Auckland mayoral election: No Mandate, no waking monster
Monday, 14 October 2019
Let's get one thing straight, failed Auckland mayoral challenger John Tamihere did not awaken a monster, as he claimed.
If there was an election turnout monster in Auckland, at best it opened one sleepy eye and finding little to arouse it, and slunk back into the cave of disinterest.
Suffering a defeat as big as Tamihere's is never easy, but his bitter and blaming concession speech showed that the hours he spent out of media reach after getting the result, had not been well spent.
There was no waking monster, nor a National and Labour conspiracy to scuttle his bid. Twice as many people decided they would prefer Phil Goff as mayor, than Tamihere. Simple as that.
**READ MORE:
* Auckland's mayoral election: Can it change the political map?
* Educate kids, lower the voting age, explain why elections are important: just don't do online voting
* Local body elections: Five tips to get you voting**
* Local government elections heading for an all-time low voter turnout
Tamihere's not unusually incomprehensible speech is not the only hasty mis-reading of the Auckland Council election.
Goff's claim to have a 'mandate' is technically correct in political terms. He won. But getting the support of 14 per cent of eligible voters will not mean much around the council table.
Blaming the dismal turnout mainly on postal voting is also wrong. It is no doubt a factor, but only one.
Turnout is not an election problem, it is a permanent problem confronting Auckland Council which like many other local bodies is failing to connect and engage year-in, year-out with its constituents.
An analysis of who made submissions in the council's last 10 Year Budget consultation, showed it was a similar cohort to those who research shows are most likely to have voted.
Older, wealthier, whiter Aucklanders 'get' local government in away the rest of the relatively young and fabulously diverse population does not.
Those who have won seats on the council and local boards thanks to this lop-sided democracy, need to put near the top of their to-do lists in office, a serious examination of how Auckland Council does, and does not connect with its communities, every day.
Part of that is its competence, but let us not pretend that part of it will be what it costs to do better.
On the election front, some ideas have been floated by Dr Julienne Molineaux, a researcher at The Policy Observatory, within AUT.

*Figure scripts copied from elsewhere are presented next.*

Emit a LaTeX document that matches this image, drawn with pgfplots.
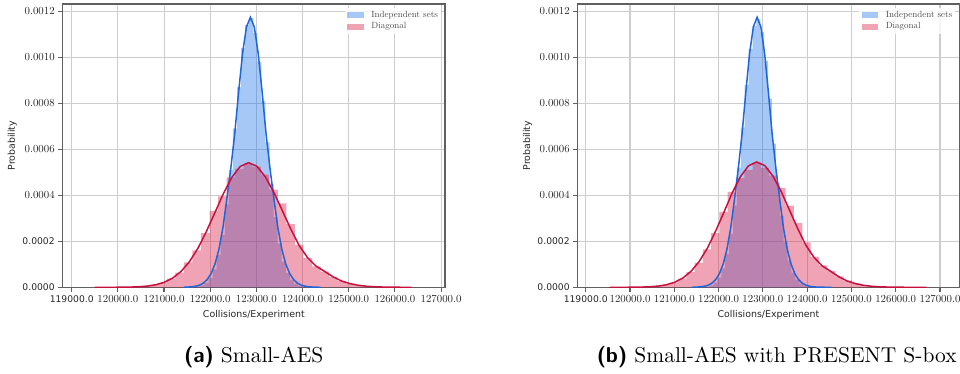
\documentclass[border=0pt]{standalone}
\usepackage{fontspec}
\usepackage{pgfplots}
\pgfplotsset{compat=1.18}
\newfontfamily\dejavu{DejaVu Sans}
\newfontfamily\lmten{lmroman10-regular.otf}
\newfontfamily\lmsansbf{lmsans10-bold.otf}
\definecolor{hblue}{HTML}{2075EB}
\definecolor{hpink}{HTML}{D91943}
\definecolor{lblue}{HTML}{1F66D6}
\definecolor{lred}{HTML}{C8103E}
\definecolor{gridgray}{HTML}{CDCDCD}
\definecolor{spine}{HTML}{606060}

\pgfplotstableread{
x y
121700 0.0000035
121788 0.0000085
121876 0.0000190
121964 0.0000400
122052 0.0000780
122140 0.0001400
122228 0.0002280
122316 0.0003600
122404 0.0005100
122492 0.0006900
122580 0.0008700
122668 0.0010400
122756 0.0011400
122844 0.0011700
122932 0.0011050
123020 0.0009800
123108 0.0008100
123196 0.0006300
123284 0.0004500
123372 0.0003050
123460 0.0001900
123548 0.0001120
123636 0.0000620
123724 0.0000320
123812 0.0000160
123900 0.0000075
123988 0.0000032
124076 0.0000012
124164 0
}\histblueA

\pgfplotstableread{
x y
120135 0.0000010
120320 0.0000022
120505 0.0000048
120690 0.0000100
120875 0.0000190
121060 0.0000380
121245 0.0000640
121430 0.0001080
121615 0.0001600
121800 0.0002350
121985 0.0003320
122170 0.0003950
122355 0.0004780
122540 0.0005150
122725 0.0005380
122910 0.0005250
123095 0.0004900
123280 0.0004250
123465 0.0003650
123650 0.0002750
123835 0.0001850
124020 0.0001280
124205 0.0000910
124390 0.0000680
124575 0.0000450
124760 0.0000270
124945 0.0000160
125130 0.0000085
125315 0.0000045
125500 0.0000020
125685 0.0000010
125870 0
}\histpinkA

\pgfplotstableread{
x y
121425 0
121452 0.0000004
121510 0.0000009
121595 0.0000020
121680 0.0000044
121765 0.0000091
121850 0.0000179
121935 0.0000337
122020 0.0000598
122105 0.0001020
122190 0.0001660
122275 0.0002590
122360 0.0003840
122445 0.0005160
122530 0.0006660
122615 0.0008480
122700 0.0010160
122785 0.0011320
122870 0.0011740
122955 0.0011320
123040 0.0010160
123125 0.0008480
123210 0.0006660
123295 0.0005160
123380 0.0003840
123465 0.0002590
123550 0.0001660
123635 0.0001020
123720 0.0000598
123805 0.0000337
123890 0.0000179
123975 0.0000091
124060 0.0000044
124145 0.0000020
124230 0.0000009
124315 0.0000003
124389 0
}\kdeblueA

\pgfplotstableread{
x y
119504 0
119910 0.0000001
120092.5 0.0000004
120275 0.0000010
120457.5 0.0000024
120640 0.0000053
120822.5 0.0000111
121005 0.0000218
121187.5 0.0000402
121370 0.0000692
121552.5 0.0001120
121735 0.0001700
121917.5 0.0002430
122100 0.0003240
122282.5 0.0004060
122465 0.0004770
122647.5 0.0005250
122830 0.0005420
123012.5 0.0005260
123195 0.0004800
123377.5 0.0004130
123560 0.0003340
123742.5 0.0002540
123925 0.0001820
124107.5 0.0001290
124290 0.0000923
124472.5 0.0000697
124655 0.0000462
124837.5 0.0000280
125020 0.0000163
125202.5 0.0000089
125385 0.0000046
125567.5 0.0000023
125750 0.0000011
125932.5 0.0000005
126115 0.0000002
126297.5 0.0000001
126360 0
}\kdepinkA

\pgfplotstableread{
x y
121710 0.0000030
121798 0.0000080
121886 0.0000200
121974 0.0000420
122062 0.0000820
122150 0.0001450
122238 0.0002320
122326 0.0003550
122414 0.0005200
122502 0.0006950
122590 0.0008800
122678 0.0010350
122766 0.0011350
122854 0.0011650
122942 0.0011100
123030 0.0009850
123118 0.0008200
123206 0.0006250
123294 0.0004550
123382 0.0003100
123470 0.0001950
123558 0.0001150
123646 0.0000640
123734 0.0000330
123822 0.0000165
123910 0.0000078
123998 0.0000034
124086 0.0000014
124174 0
}\histblueB

\pgfplotstableread{
x y
120150 0.0000010
120337 0.0000022
120524 0.0000050
120711 0.0000100
120898 0.0000200
121085 0.0000380
121272 0.0000660
121459 0.0001060
121646 0.0001650
121833 0.0002350
122020 0.0003280
122207 0.0004150
122394 0.0004750
122581 0.0005100
122768 0.0005420
122955 0.0005200
123142 0.0004850
123329 0.0004320
123516 0.0003550
123703 0.0002800
123890 0.0001950
124077 0.0001320
124264 0.0000950
124451 0.0000700
124638 0.0000470
124825 0.0000285
125012 0.0000170
125199 0.0000090
125386 0.0000048
125573 0.0000022
125760 0.0000010
125947 0
}\histpinkB

\pgfplotstableread{
x y
121393 0
121452 0.0000004
121510 0.0000009
121595 0.0000020
121680 0.0000044
121765 0.0000091
121850 0.0000179
121935 0.0000337
122020 0.0000598
122105 0.0001020
122190 0.0001660
122275 0.0002590
122360 0.0003840
122445 0.0005160
122530 0.0006660
122615 0.0008480
122700 0.0010160
122785 0.0011320
122870 0.0011740
122955 0.0011320
123040 0.0010160
123125 0.0008480
123210 0.0006660
123295 0.0005160
123380 0.0003840
123465 0.0002590
123550 0.0001660
123635 0.0001020
123720 0.0000598
123805 0.0000337
123890 0.0000179
123975 0.0000091
124060 0.0000044
124145 0.0000020
124230 0.0000009
124315 0.0000003
124555 0
}\kdeblueB

\pgfplotstableread{
x y
119540 0
119900 0.0000001
120085 0.0000004
120270 0.0000010
120455 0.0000024
120640 0.0000053
120825 0.0000112
121010 0.0000220
121195 0.0000405
121380 0.0000698
121565 0.0001130
121750 0.0001710
121935 0.0002450
122120 0.0003260
122305 0.0004090
122490 0.0004800
122675 0.0005280
122860 0.0005450
123045 0.0005290
123230 0.0004830
123415 0.0004160
123600 0.0003360
123785 0.0002560
123970 0.0001830
124155 0.0001300
124340 0.0000930
124525 0.0000702
124710 0.0000465
124895 0.0000282
125080 0.0000164
125265 0.0000090
125450 0.0000046
125635 0.0000023
125820 0.0000011
126005 0.0000005
126190 0.0000002
126375 0.0000001
126700 0
}\kdepinkB

\pgfplotsset{
  chart/.style={
    scale only axis, height=283.3pt,
    ymin=0, ymax=0.0012317,
    grid=major, major grid style={line width=1.05pt, color=gridgray},
    axis line style={line width=1.3pt, color=spine},
    tick align=outside, major tick length=4.5pt,
    major tick style={line width=1.1pt, color=spine},
    xtick pos=left, ytick pos=left,
    xtick={119000,120000,121000,122000,123000,124000,125000,126000,127000},
    ytick={0,0.0002,0.0004,0.0006,0.0008,0.0010,0.0012},
    scaled x ticks=false, scaled y ticks=false,
    xticklabels={{\fontsize{9.2}{11}\dejavu 119000.0},120000.0,121000.0,122000.0,123000.0,124000.0,125000.0,126000.0,127000.0},
    yticklabels={{\fontsize{9.2}{11}\dejavu 0.0000},{\fontsize{9.2}{11}\dejavu 0.0002},0.0004,0.0006,0.0008,0.0010,0.0012},
    tick label style={font={\fontsize{10.8}{13}\lmten}, text=black!85},
    xlabel={\fontsize{9.4}{11}\dejavu Collisions/Experiment},
    ylabel={\rotatebox{90}{\fontsize{9.4}{11}\dejavu Probability}},
    every axis x label/.style={at={(rel axis cs:0.5,0)}, anchor=center, yshift=-27.4pt, text=black!85},
    every axis y label/.style={at={(rel axis cs:0,0.5)}, anchor=center, xshift=-50.3pt, text=black!85},
    legend style={at={(rel axis cs:1,1)}, anchor=north east, xshift=-4pt, yshift=-4pt,
      draw=none, fill=white, fill opacity=0.8, text opacity=1, inner sep=2.5pt,
      font={\fontsize{9}{10}\lmten}, text=black!70, row sep=2.4pt,
      nodes={inner sep=0.5pt, text height=6.3pt, text depth=1.8pt},
      /tikz/every odd column/.append style={column sep=7pt}},
    legend cell align=left,
  },
  hist/.style={const plot, draw=none, fill=#1, fill opacity=0.4,
    legend image code/.code={\fill[fill=#1, fill opacity=0.4] (0pt,-2.85pt) rectangle (16.7pt,2.85pt);}},
}

\begin{document}
\begin{tikzpicture}
\useasboundingbox (0pt,0pt) rectangle (960pt,374pt);
\begin{axis}[chart, width=382.3pt, at={(62.7pt,86.7pt)}, anchor=south west,
  xmin=118805, xmax=127085]
\addplot[hist=hblue] table {\histblueA} \closedcycle;
\addlegendentry{Independent sets}
\addplot[hist=hpink] table {\histpinkA} \closedcycle;
\addlegendentry{Diagonal}
\addplot[forget plot, lblue, line width=1.5pt] table {\kdeblueA};
\addplot[forget plot, lred, line width=1.5pt] table {\kdepinkA};
\end{axis}
\begin{axis}[chart, width=381.6pt, at={(577.7pt,86.7pt)}, anchor=south west,
  xmin=118819, xmax=127436]
\addplot[hist=hblue] table {\histblueB} \closedcycle;
\addlegendentry{Independent sets}
\addplot[hist=hpink] table {\histpinkB} \closedcycle;
\addlegendentry{Diagonal}
\addplot[forget plot, lblue, line width=1.5pt] table {\kdeblueB};
\addplot[forget plot, lred, line width=1.5pt] table {\kdepinkB};
\end{axis}
\node[anchor=base, inner sep=0pt] at (253.7pt,11.3pt) {\fontsize{21.5}{26}\lmten{\lmsansbf (a)} Small-AES};
\node[anchor=base, inner sep=0pt] at (776.7pt,11.3pt) {\fontsize{21.5}{26}\lmten{\lmsansbf (b)} Small-AES with PRESENT S-box};
\end{tikzpicture}
\end{document}
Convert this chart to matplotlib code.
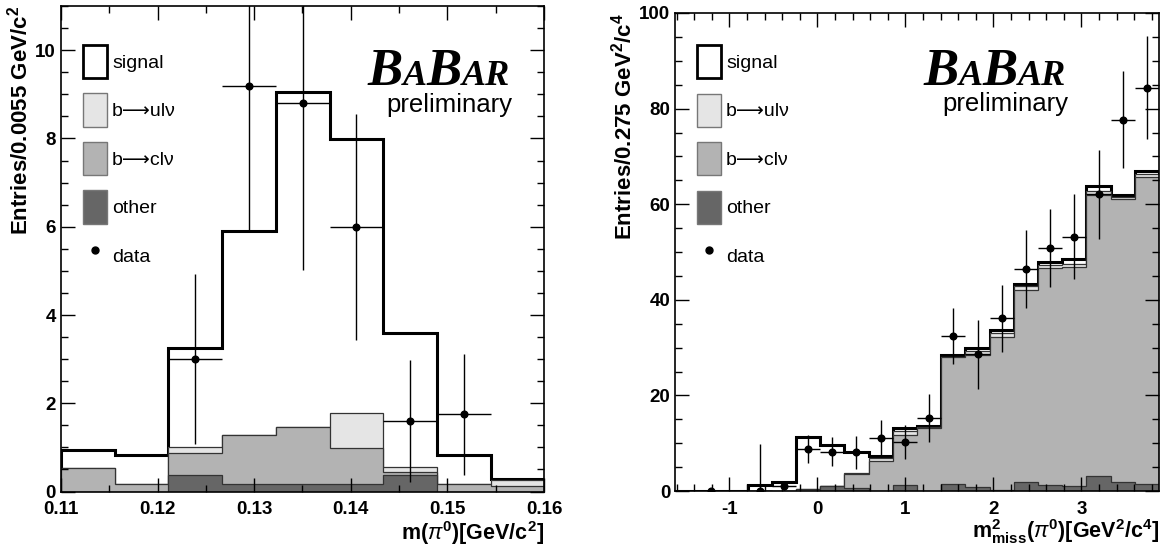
import numpy as np
import matplotlib.pyplot as plt
from matplotlib.ticker import MultipleLocator, FormatStrFormatter
from matplotlib.patches import Patch
from matplotlib.lines import Line2D
from matplotlib.offsetbox import TextArea, HPacker, AnchoredOffsetbox

plt.rcParams['font.family'] = ['Liberation Sans', 'DejaVu Sans']
plt.rcParams['mathtext.fontset'] = 'custom'
plt.rcParams['mathtext.rm'] = 'Liberation Sans'
plt.rcParams['mathtext.it'] = 'Liberation Sans:italic'
plt.rcParams['mathtext.bf'] = 'Liberation Sans:bold'
plt.rcParams['axes.unicode_minus'] = False

# left panel: m(pi0), stacked histogram tops (other < b->clv < b->ulv < signal)
left_edges = [0.11, 0.11556, 0.12112, 0.12668, 0.13224, 0.1378, 0.14336, 0.14892, 0.15448, 0.16004, 0.1656]
left_signal = [0.94, 0.83, 3.25, 5.91, 9.06, 7.99, 3.60, 0.83, 0.28, 0.28]
left_ulv = [0.54, 0.17, 1.00, 1.27, 1.46, 1.77, 0.56, 0.17, 0.27, 0.27]
left_clv = [0.54, 0.17, 0.87, 1.27, 1.46, 0.98, 0.45, 0.17, 0.13, 0.13]
left_other = [0, 0, 0.38, 0.18, 0.18, 0.18, 0.37, 0, 0, 0]
left_data_bins = [2, 3, 4, 5, 6, 7]
left_data = [3.0, 9.2, 8.8, 6.0, 1.6, 1.75]
left_err = [1.92, 3.3, 3.77, 2.56, 1.39, 1.37]

# right panel: m2_miss(pi0)
right_edges = list(np.round(-1.619 + 0.275 * np.arange(21), 3))
right_signal = [0, 0, 0, 1.25, 1.94, 11.3, 9.7, 8.1, 7.3, 13.2, 13.5, 28.4, 29.9, 33.7, 43.3, 47.9, 48.5, 63.8, 62.0, 67.0]
right_ulv = [0, 0, 0, 0, 0, 0.35, 1.1, 3.7, 7.0, 12.6, 13.3, 28.1, 29.3, 33.0, 42.8, 47.2, 47.5, 62.8, 61.5, 66.3]
right_clv = [0, 0, 0, 0, 0, 0.35, 1.1, 3.5, 6.25, 11.8, 13.1, 28.0, 28.4, 32.2, 42.0, 46.7, 46.9, 62.0, 61.0, 65.7]
right_other = [0, 0, 0, 0, 0, 0.1, 1.0, 0.7, 0, 1.2, 0, 1.5, 0.8, 0.2, 1.8, 1.2, 1.0, 3.1, 1.8, 1.5]
right_data_bins = [1, 3, 4, 5, 6, 7, 8, 9, 10, 11, 12, 13, 14, 15, 16, 17, 18, 19]
right_data = [0, 0, 1.04, 8.8, 8.2, 8.1, 11.0, 10.25, 15.3, 32.4, 28.6, 36.1, 46.4, 50.8, 53.2, 62.1, 77.7, 84.4]
right_err_lo = [0, 0, 1.0, 3.0, 3.0, 3.5, 3.9, 3.6, 5.1, 5.9, 7.2, 7.0, 8.1, 8.1, 8.9, 9.3, 10.2, 10.7]
right_err_hi = [0, 9.9, 1.0, 3.0, 3.0, 3.5, 3.9, 3.6, 5.1, 5.9, 7.2, 7.0, 8.1, 8.1, 8.9, 9.3, 10.2, 10.7]

labels = ['signal', 'b\u27f6ul\u03bd', 'b\u27f6cl\u03bd', 'other', 'data']
fills = ['white', '#e5e5e5', '#b3b3b3', '#666666']
edgec = ['black', '#333333', '#333333', '#333333']


def draw_panel(ax, edges, stack, data_bins, data, err_lo, err_hi):
    edges = np.array(edges)
    for i, vals in enumerate(stack):
        ax.stairs(vals, edges, fill=True, facecolor=fills[i], edgecolor='none')
        ax.stairs(vals, edges, color=edgec[i], lw=2.2 if i == 0 else 0.9)
    centers = 0.5 * (edges[:-1] + edges[1:])
    half = 0.5 * (edges[1:] - edges[:-1])
    b = np.array(data_bins)
    ax.errorbar(centers[b], data, yerr=[err_lo, err_hi], xerr=half[b], fmt='o',
                color='black', ms=4.8, elinewidth=1.0, capsize=0, zorder=5)
    for s in ax.spines.values():
        s.set_linewidth(1.2)
    ax.tick_params(which='both', direction='in', top=True, right=True, width=1.0,
                   labelsize=13.5)
    ax.tick_params(which='major', length=10)
    ax.tick_params(which='minor', length=5)
    ax.tick_params(axis='x', pad=7)

    handles = [Patch(facecolor=fills[0], edgecolor='black', lw=2.0)]
    handles += [Patch(facecolor=fills[i], edgecolor='#777777', lw=1.0) for i in (1, 2, 3)]
    handles.append(Line2D([], [], ls='none', marker='o', color='black', ms=5))
    return handles


def add_legend(ax, handles, x, y):
    ax.legend(handles, labels, loc='upper left', bbox_to_anchor=(x, y), frameon=False,
              fontsize=14, handlelength=1.23, handleheight=2.26, labelspacing=0.78,
              handletextpad=0.25, borderpad=0, borderaxespad=0)


def add_logo(ax, xr, yb, yp):
    big = dict(family='Liberation Serif', style='italic', weight='bold', size=38)
    small = dict(family='Liberation Serif', style='italic', weight='bold', size=26)
    box = HPacker(children=[TextArea('B', textprops=big), TextArea('A', textprops=small),
                            TextArea('B', textprops=big), TextArea('AR', textprops=small)],
                  align='baseline', pad=0, sep=0)
    ab = AnchoredOffsetbox(loc='lower right', child=box, pad=0, borderpad=0, frameon=False,
                           bbox_to_anchor=(xr, yb), bbox_transform=ax.transAxes)
    ax.add_artist(ab)
    ax.text(xr + 0.004, yp, 'preliminary', transform=ax.transAxes, ha='right',
            va='baseline', fontsize=18.5)


def bold_ticks(ax):
    for t in ax.get_xticklabels() + ax.get_yticklabels():
        t.set_fontweight('bold')


fig = plt.figure(figsize=(11.66, 5.46), dpi=100)

ax1 = fig.add_axes([0.0523, 0.0998, 0.4142, 0.889])
h = draw_panel(ax1, left_edges, [left_signal, left_ulv, left_clv, left_other],
               left_data_bins, left_data, left_err, left_err)
ax1.set_xlim(0.11, 0.16)
ax1.set_ylim(0, 11.0)
ax1.xaxis.set_major_locator(MultipleLocator(0.01))
ax1.xaxis.set_minor_locator(MultipleLocator(0.005))
ax1.xaxis.set_major_formatter(FormatStrFormatter('%.2f'))
ax1.yaxis.set_major_locator(MultipleLocator(2))
ax1.yaxis.set_minor_locator(MultipleLocator(0.5))
bold_ticks(ax1)
ax1.set_ylabel('Entries/0.0055 GeV/c$^{\\mathbf{2}}$', fontsize=16, fontweight='bold', loc='top')
ax1.yaxis.set_label_coords(-0.06, 1.0)
ax1.set_xlabel('m($\\pi^{\\mathbf{0}}$)[GeV/c$^{\\mathbf{2}}$]', fontsize=15.5, fontweight='bold', loc='right')
ax1.xaxis.set_label_coords(1.0, -0.056)
add_legend(ax1, h, 0.046, 0.92)
add_logo(ax1, 0.93, 0.815, 0.782)

ax2 = fig.add_axes([0.5789, 0.1007, 0.4151, 0.8755])
h = draw_panel(ax2, right_edges, [right_signal, right_ulv, right_clv, right_other],
               right_data_bins, right_data, right_err_lo, right_err_hi)
ax2.set_xlim(right_edges[0], right_edges[-1])
ax2.set_ylim(0, 100)
ax2.xaxis.set_major_locator(MultipleLocator(1))
ax2.xaxis.set_minor_locator(MultipleLocator(0.2))
ax2.yaxis.set_major_locator(MultipleLocator(20))
ax2.yaxis.set_minor_locator(MultipleLocator(5))
bold_ticks(ax2)
ax2.set_ylabel('Entries/0.275 GeV$^{\\mathbf{2}}$/c$^{\\mathbf{4}}$', fontsize=16, fontweight='bold', loc='top')
ax2.yaxis.set_label_coords(-0.08, 1.0)
ax2.set_xlabel('m$^{\\mathbf{2}}_{\\mathbf{miss}}$($\\pi^{\\mathbf{0}}$)[GeV$^{\\mathbf{2}}$/c$^{\\mathbf{4}}$]',
               fontsize=15.5, fontweight='bold', loc='right')
ax2.xaxis.set_label_coords(1.0, -0.054)
add_legend(ax2, h, 0.046, 0.933)
add_logo(ax2, 0.808, 0.827, 0.794)

fig.savefig('out.png', dpi=100)
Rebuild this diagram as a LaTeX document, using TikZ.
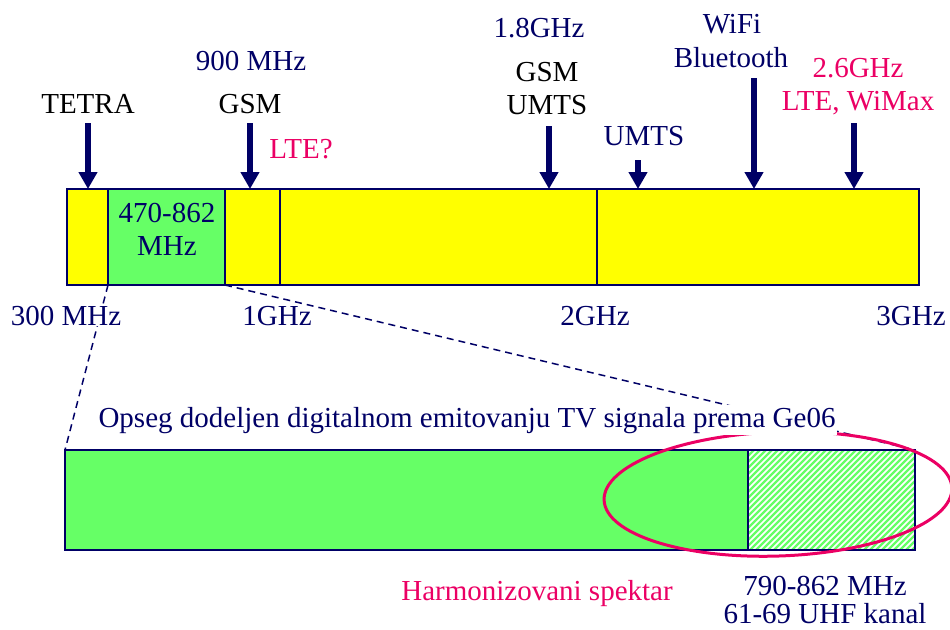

These include putting the management and promotion of local body elections into the hands of the Electoral Commission, which runs the general elections.
It is an idea that also finds favour among Auckland Council officials, but council local knowledge would also need to find a place in getting the message to the varied communities.
Auckland Council's de-brief on the $1.6 million spend on getting voting up, needs to be a searching one that doesn't just look outwards for explanations in the wider world.
The council - officials and politicians - need to think deeply about how it reaches out into all of its communities, and provides for communities to reach in, in a way it has not done in the past.